Получу ли я маленькую гравюру «Христос – утешитель и воздаятель», которую ты мне
обещал?
Напиши сразу же, как выберешь минутку, но отправь письмо отцу и матери, так как мой
адрес, возможно, скоро изменится и они первыми узнают его.
На прошлой неделе я ходил в Хэмптон-Корт посмотреть великолепные сады с длинными
аллеями каштанов и лип, где свила себе гнезда масса ворон и грачей, а также дворец и картины.
Там, между прочим, есть много очень красивых портретов Гольбейна и два прекрасных
Рембрандта (портрет его жены и одного раввина), а также великолепные портреты итальянцев
Беллини, Тициана, одна картина Леонардо да Винчи, картины Мантеньи, одна прекрасная
картина С. Рейсдаля, натюрморт с плодами Кейпа и т. д.
Я так хотел, чтобы ты был там со мной, – так приятно опять увидеть картины!
Я невольно и ярко представил себе людей, которые некогда жили в Хэмптон-Корте, при
Карле I и его супруге. Это она сказала: «Благодарю тебя, боже, за то, что ты создал меня
королевой, но королевой несчастной». Над ее могилой Боссюэ произнес задушевное слово. Есть
у тебя «Надгробные речи» Боссюэ? Там ты найдешь и это надгробное слово. (Есть очень
дешевое издание – по-моему, всего пятьдесят сантимов.) Думал я также о лорде и леди Рассел,
которые, несомненно, там часто бывали.
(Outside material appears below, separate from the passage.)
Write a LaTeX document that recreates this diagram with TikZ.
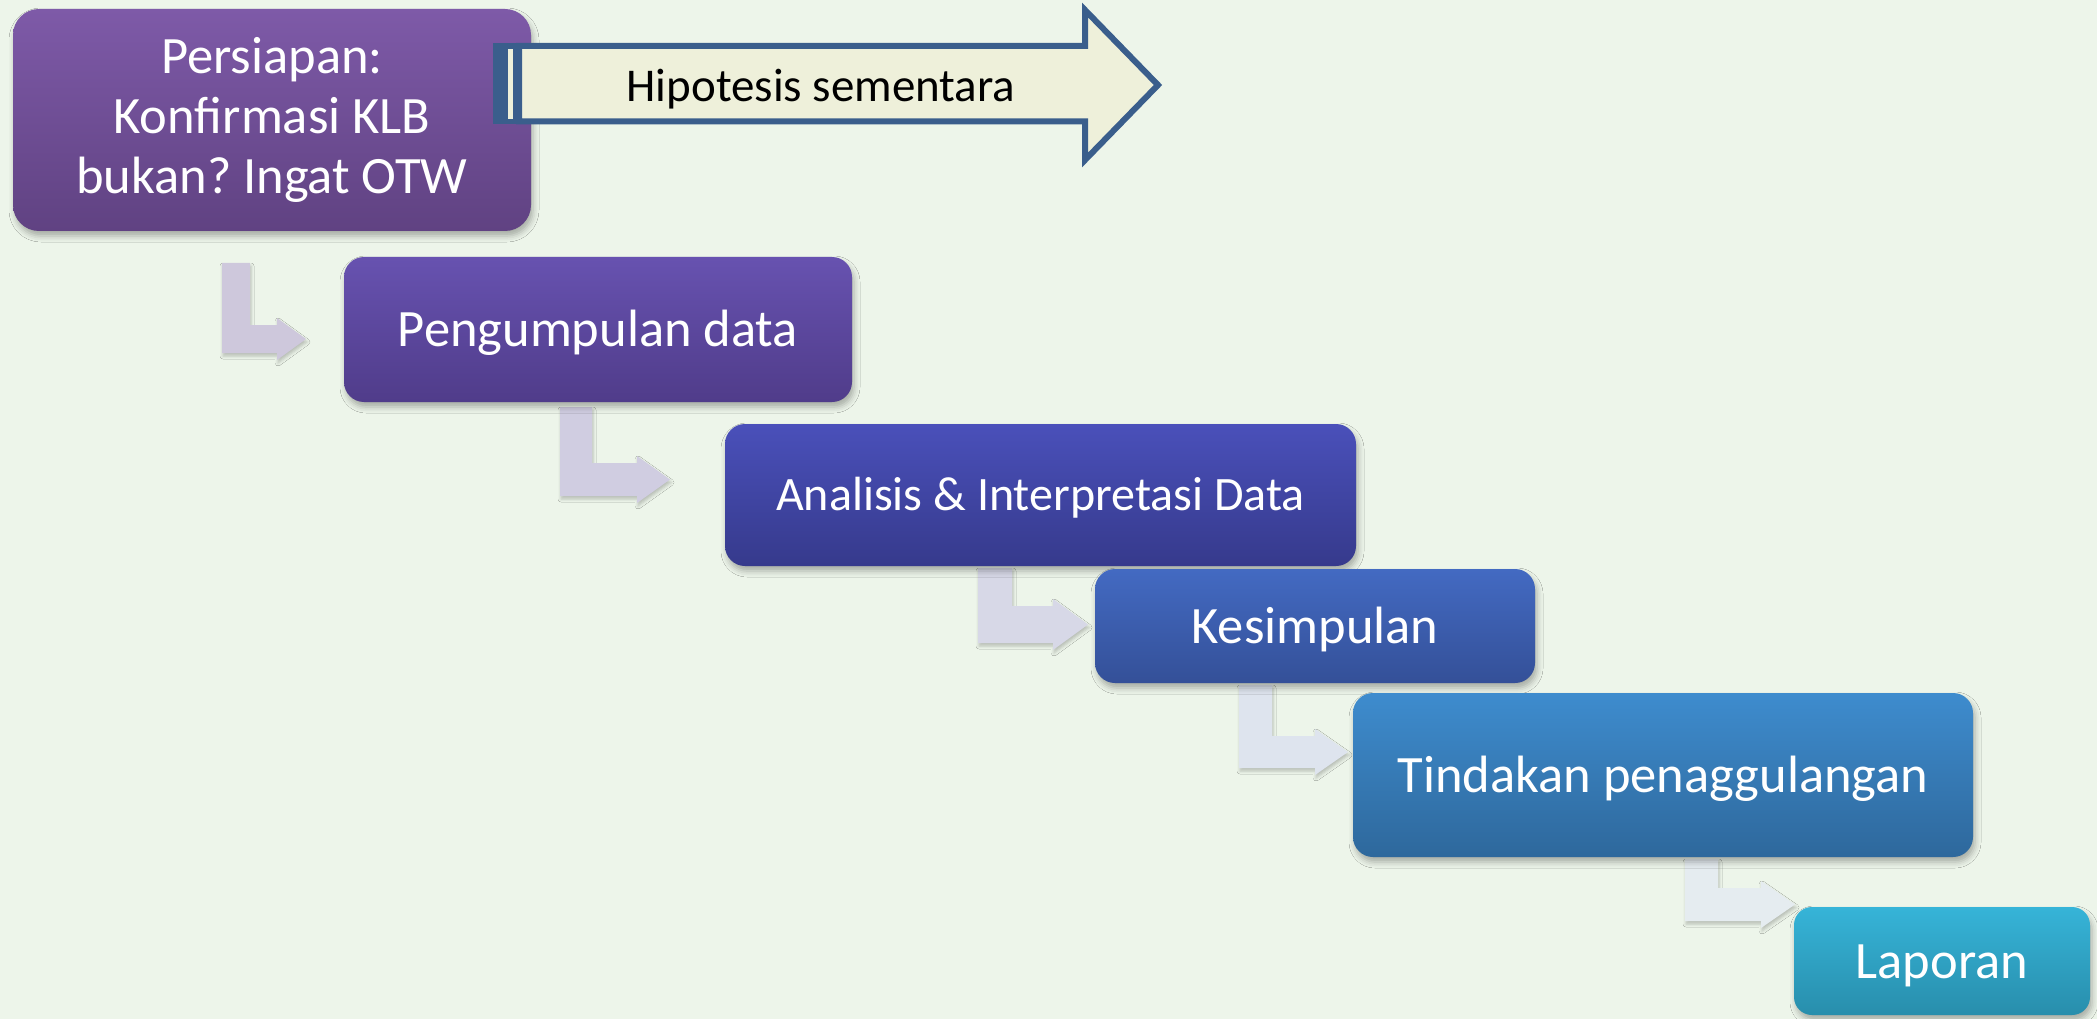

Гизо описывает их жизнь в «Супружеской любви».
Прочти как-нибудь эту книгу, если достанешь.
71 Айлворт, 8 июля 1876
Эск. Джонзу, Холм-Корт, для меня
Не терзайся по поводу своей «роскошной» жизни, как ты выражаешься, и спокойно иди
своим путем; ты более простодушен, чем я, и, вероятно, быстрее и проще придешь к цели. Не
строй себе слишком много иллюзий насчет свободы, которой я пользуюсь; я тоже связан
путами всякого рода, притом путами унизительными, а со временем они станут еще тягостнее;
но слова, которые написаны над «Христом-утешителем»: «Он пришел возвестить свободу
узникам», верны и сегодня.
Есть у меня к тебе одна просьба.
В свое время, в Гааге, я ходил к преподавателю катехизиса Хилле, который жил тогда на
Бахейнестраат. Он потратил на меня много сил, и, хотя я не всегда это показывал, слова его
производили на меня глубокое впечатление; мне от души хочется еще раз сказать ему несколько
слов и по возможности доставить удовольствие.
Разыщи его, и если ты узнаешь его адрес и у тебя будет свободная минутка, расскажи
ему, что я стал школьным учителем и – кто знает – может быть, впоследствии получу ту или
иную должность, связанную с церковью. Он очень скромный человек, который, как мне
кажется, много боролся в жизни; я не раз, приходя к нему, глядел на него и невольно думал:
рано или поздно этот человек обретет мир.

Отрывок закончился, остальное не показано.